I know I must believe that those lies that I'm not enough, are just that, lies. I know that I will have to teach my children that the differences we have are what makes our relationships stronger, our respect for each other more deep. 

Next week I might walk confidently in my choices as a wife, a mother, and just as a human. So often I forget that before I was Seth's wife and Felix and Josie's mom, I was Jamie Skaates. I was an individual with an opinion and a sense of adventure. I was funny, caring, empathetic, and honest to a fault. I got spontaneous tattoos and laughed until I pee cried. I loved history and jigsaw puzzles, and was a fiercely loyal friend. I still AM all of those things, I am the same person I always was. Now I have different priorities and daily routines. But I'm still me. Maybe what hurts so much is that I'm still the same person that she once loved, but now she can no longer can even stand to be around me. Who I am, was once enough, but now it is not. 
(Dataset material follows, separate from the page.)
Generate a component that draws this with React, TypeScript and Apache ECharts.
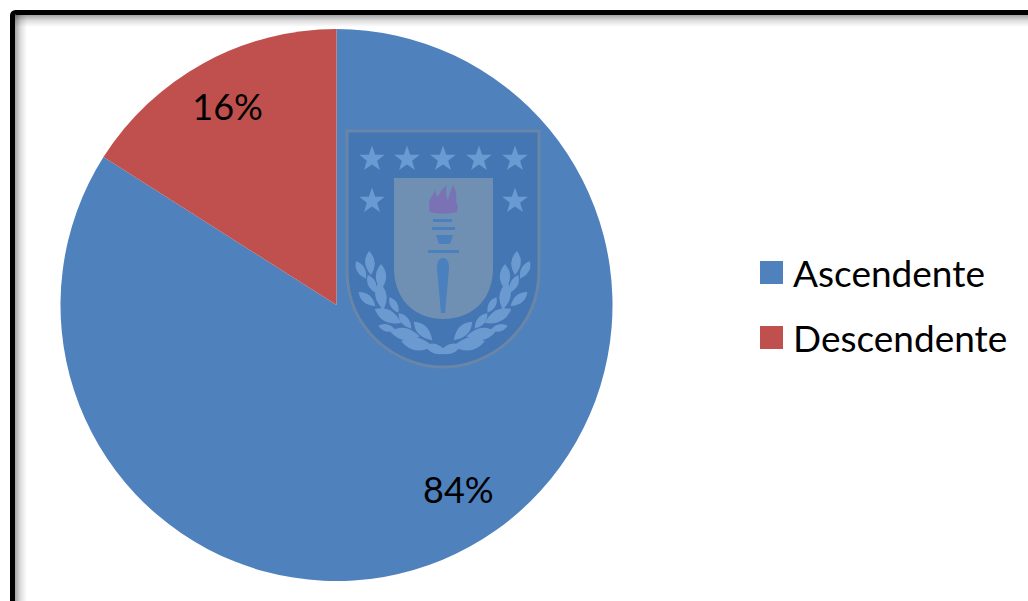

I'm not really sure if there is a moral to this story. I think I might struggle with finding closure for a very long time, and I'm learning to believe that that's ok, and that I need not be defined by someone else's issue with expressing their honest, real feelings.  

I hope that in sharing this, maybe one person might be comforted in knowing that God has declared us enough, enough to die for even. Another might feel less alone, or that there is hope on the horizon. Maybe another might feel encouraged to search deep down for the confidence and enough-ness that only comes with time and a deep sense of self awareness. 

I want to end by saying that I know I am enough. Not because I have done anything spectacular, but because God has declared it so. And even though there are days like today when other feelings cloud my belief, it doesn't make it any less true. I know that He is near to me in my broken-heartedness. I will strive to not just believe that in my head, but make it a reality in my heart.